I now have 3 Raspberry Pi 4 4GB running the kubernetes control plane with etcd running on a USB thumb drive. There is another Raspbery Pi 4 8Gb that is a worker. The HP mini pc is another worker and it has a bigger drive in it to store the sqlite databases for the various media apps.
The Raspberry Pi worker is nice for various apps that don’t need storage. For example, ArgoCD and the cluster gateway controllers can run there. I would like to set up replicated storage so more things can move around, but that’s more for fun than actual need.
My free Oracle VM is still outside the cluster as I didn’t want to deal with indirect connectivity while also learning about Talos. I may try and add it back in now. Talos has a KubeSpan feature that seems like it should make it fine. I am running the Tailscale extension on all of the nodes so far anyway so they should have connectivity.
Templating Changes
I switched the repo to use Cuelang.
Previously, I was already handcrafting most of the yaml and then using kustomize to tie it together. There were a few upstreams that had kustomizations I could pull in and then some helm charts I would manually run helm template
on.
Now I made a wrapper that reads in a vendor.cue
file and will download a yaml file from a URL or will run kustomize with a path. It then imports the yaml into Cue and I can use it in my configuration from there. The rest of my repo is structured to match how ArgoCD apps work. Resources are assigned to an app that is then tied to a namespace.
If you look in the repo you’ll see a manifests/
folder than is the output of the Cue files as JSON. ArgoCD is then setup to watch this folder. I’d like to eventually get rid of this setup and use store the manifests in an OCI registry. In the short time this has been setup, I still constantly forget to regenerate that manifests folder. I don’t know if I’ll modify ArgoCD to work with that setup or do something else. I could perhaps gasp generate helm charts that are stored in OCI.

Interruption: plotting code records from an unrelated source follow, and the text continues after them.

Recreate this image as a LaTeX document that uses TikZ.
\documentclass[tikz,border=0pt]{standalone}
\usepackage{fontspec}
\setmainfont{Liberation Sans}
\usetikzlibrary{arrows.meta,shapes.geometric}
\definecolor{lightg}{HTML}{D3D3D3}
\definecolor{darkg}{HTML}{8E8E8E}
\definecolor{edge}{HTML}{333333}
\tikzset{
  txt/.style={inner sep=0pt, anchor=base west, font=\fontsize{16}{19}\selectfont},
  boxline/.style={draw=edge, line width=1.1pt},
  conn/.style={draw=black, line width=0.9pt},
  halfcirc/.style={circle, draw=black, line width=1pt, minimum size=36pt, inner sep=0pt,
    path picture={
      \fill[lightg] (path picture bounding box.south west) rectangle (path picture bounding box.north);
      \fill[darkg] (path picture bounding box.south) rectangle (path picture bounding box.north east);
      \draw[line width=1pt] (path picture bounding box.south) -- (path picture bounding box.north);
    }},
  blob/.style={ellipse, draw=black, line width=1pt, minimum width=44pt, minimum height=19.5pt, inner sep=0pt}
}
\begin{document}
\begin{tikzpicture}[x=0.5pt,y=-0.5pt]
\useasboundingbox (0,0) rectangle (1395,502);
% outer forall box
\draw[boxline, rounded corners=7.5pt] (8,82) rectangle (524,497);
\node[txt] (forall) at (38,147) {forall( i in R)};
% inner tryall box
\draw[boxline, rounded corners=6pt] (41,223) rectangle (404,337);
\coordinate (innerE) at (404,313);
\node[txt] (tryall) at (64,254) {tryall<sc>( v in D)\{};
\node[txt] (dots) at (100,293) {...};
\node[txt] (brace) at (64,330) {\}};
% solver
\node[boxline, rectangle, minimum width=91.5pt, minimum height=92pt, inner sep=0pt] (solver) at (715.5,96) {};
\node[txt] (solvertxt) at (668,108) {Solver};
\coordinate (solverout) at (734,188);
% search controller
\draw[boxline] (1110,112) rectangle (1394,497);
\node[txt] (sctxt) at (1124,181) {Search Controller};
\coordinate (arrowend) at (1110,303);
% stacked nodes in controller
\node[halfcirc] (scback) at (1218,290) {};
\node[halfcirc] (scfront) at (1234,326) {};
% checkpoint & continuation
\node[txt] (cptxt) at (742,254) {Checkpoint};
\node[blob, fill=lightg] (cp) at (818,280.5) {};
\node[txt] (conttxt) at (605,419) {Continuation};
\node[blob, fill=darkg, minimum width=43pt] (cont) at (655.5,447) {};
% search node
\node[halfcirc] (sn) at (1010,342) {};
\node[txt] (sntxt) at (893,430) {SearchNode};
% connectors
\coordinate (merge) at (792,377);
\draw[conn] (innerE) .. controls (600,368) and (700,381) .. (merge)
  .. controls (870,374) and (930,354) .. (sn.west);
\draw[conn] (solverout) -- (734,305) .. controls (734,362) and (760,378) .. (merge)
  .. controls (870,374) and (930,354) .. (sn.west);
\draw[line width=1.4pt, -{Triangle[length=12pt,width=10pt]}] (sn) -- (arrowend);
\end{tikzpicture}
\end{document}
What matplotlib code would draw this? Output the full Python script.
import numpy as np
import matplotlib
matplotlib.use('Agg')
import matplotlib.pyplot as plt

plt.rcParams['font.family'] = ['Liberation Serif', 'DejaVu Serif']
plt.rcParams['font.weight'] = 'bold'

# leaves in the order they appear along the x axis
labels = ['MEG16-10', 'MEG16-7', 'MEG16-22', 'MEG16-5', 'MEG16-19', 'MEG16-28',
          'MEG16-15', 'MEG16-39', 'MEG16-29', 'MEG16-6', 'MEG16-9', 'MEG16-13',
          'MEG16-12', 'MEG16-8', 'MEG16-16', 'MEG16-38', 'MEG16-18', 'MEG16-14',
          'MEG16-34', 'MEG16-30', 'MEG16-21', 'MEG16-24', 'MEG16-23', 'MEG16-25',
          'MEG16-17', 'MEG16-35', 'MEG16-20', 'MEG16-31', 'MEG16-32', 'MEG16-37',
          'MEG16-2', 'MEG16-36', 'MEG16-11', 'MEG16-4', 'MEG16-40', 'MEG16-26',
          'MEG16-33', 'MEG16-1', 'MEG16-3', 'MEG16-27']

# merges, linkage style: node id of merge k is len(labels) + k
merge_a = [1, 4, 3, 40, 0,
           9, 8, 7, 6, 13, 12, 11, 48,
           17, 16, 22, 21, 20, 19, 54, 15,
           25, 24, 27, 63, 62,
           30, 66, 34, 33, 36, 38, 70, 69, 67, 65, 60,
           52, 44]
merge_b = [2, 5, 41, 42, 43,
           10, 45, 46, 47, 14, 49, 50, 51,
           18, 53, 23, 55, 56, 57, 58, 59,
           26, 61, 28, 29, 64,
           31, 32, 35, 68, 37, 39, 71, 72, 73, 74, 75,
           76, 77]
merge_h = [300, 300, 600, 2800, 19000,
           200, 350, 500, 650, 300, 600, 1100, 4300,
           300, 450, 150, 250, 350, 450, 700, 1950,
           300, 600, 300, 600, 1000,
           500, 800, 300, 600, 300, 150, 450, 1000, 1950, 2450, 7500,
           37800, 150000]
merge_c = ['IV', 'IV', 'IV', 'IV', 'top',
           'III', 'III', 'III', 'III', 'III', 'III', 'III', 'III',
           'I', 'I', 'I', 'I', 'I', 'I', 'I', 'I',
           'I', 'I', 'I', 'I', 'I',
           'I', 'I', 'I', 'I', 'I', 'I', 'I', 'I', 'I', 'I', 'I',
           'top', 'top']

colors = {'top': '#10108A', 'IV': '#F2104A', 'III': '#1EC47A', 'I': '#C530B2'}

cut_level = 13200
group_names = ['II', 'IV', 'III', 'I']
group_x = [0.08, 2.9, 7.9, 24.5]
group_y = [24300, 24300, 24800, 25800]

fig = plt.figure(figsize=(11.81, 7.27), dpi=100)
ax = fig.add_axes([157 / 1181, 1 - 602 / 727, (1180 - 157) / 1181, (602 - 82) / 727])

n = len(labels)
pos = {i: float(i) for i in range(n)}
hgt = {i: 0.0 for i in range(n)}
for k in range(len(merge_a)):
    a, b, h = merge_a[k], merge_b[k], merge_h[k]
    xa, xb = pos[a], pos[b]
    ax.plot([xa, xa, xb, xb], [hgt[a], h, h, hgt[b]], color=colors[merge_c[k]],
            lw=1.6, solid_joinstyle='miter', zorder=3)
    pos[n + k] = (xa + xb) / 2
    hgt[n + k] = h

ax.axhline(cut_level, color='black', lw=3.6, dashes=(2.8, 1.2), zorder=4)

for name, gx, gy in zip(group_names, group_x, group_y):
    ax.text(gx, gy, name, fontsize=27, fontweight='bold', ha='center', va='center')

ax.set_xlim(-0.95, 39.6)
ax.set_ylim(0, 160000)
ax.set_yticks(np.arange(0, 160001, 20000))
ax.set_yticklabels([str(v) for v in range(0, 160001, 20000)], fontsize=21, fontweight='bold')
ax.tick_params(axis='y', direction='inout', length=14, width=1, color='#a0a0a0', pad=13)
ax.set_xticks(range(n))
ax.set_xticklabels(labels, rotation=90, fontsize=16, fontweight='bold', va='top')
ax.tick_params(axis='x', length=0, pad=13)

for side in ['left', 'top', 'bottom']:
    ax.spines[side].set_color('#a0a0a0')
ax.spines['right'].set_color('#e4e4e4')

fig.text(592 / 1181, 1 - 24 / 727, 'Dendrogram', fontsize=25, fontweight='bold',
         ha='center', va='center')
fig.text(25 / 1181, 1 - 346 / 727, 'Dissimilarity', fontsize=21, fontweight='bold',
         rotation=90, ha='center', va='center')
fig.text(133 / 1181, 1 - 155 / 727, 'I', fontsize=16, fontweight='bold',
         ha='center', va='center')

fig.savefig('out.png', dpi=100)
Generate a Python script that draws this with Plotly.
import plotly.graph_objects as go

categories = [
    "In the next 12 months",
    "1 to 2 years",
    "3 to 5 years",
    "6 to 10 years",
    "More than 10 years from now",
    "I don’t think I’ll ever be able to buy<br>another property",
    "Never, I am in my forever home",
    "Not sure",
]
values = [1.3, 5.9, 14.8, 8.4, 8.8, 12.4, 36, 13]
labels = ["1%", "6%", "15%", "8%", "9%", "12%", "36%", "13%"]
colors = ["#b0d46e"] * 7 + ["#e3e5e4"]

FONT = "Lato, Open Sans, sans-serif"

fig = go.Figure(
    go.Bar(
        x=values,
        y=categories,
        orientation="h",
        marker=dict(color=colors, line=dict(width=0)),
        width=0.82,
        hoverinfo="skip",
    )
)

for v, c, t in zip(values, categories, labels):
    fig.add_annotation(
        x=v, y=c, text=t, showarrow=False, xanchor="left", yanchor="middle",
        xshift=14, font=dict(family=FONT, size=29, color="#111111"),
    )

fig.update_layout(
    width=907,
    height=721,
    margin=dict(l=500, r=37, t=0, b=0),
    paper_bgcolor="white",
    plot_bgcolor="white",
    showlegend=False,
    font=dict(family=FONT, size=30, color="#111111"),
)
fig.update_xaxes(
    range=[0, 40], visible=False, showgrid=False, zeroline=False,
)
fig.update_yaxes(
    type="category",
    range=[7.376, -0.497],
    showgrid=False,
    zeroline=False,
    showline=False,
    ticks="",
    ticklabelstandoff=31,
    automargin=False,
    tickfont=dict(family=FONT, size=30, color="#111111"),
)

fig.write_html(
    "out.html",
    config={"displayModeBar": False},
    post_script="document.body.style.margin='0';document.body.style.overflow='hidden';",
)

I’ve liked working with Cue so far. I wish the autocomplete setup in VSCode was better, but I also usually only need to look up a field once since everything else can inherit from a base.
Moving Forward
I like the setup so far. I’m still worried about etcd burning through those usb drives so I should probably be setting up backups… My other planned changes I’ve already alluded to. I want to get the free Oracle VM added to the cluster. I also want to get rid of the manifests
folder that I need to remember to update.
Maybe further down the line I’ll try out kubevirt to mess with development VMs. I’ve also been looking at running Piraeus since it seems like I could have replicated storage with only 2 nodes and have it be region and zone aware.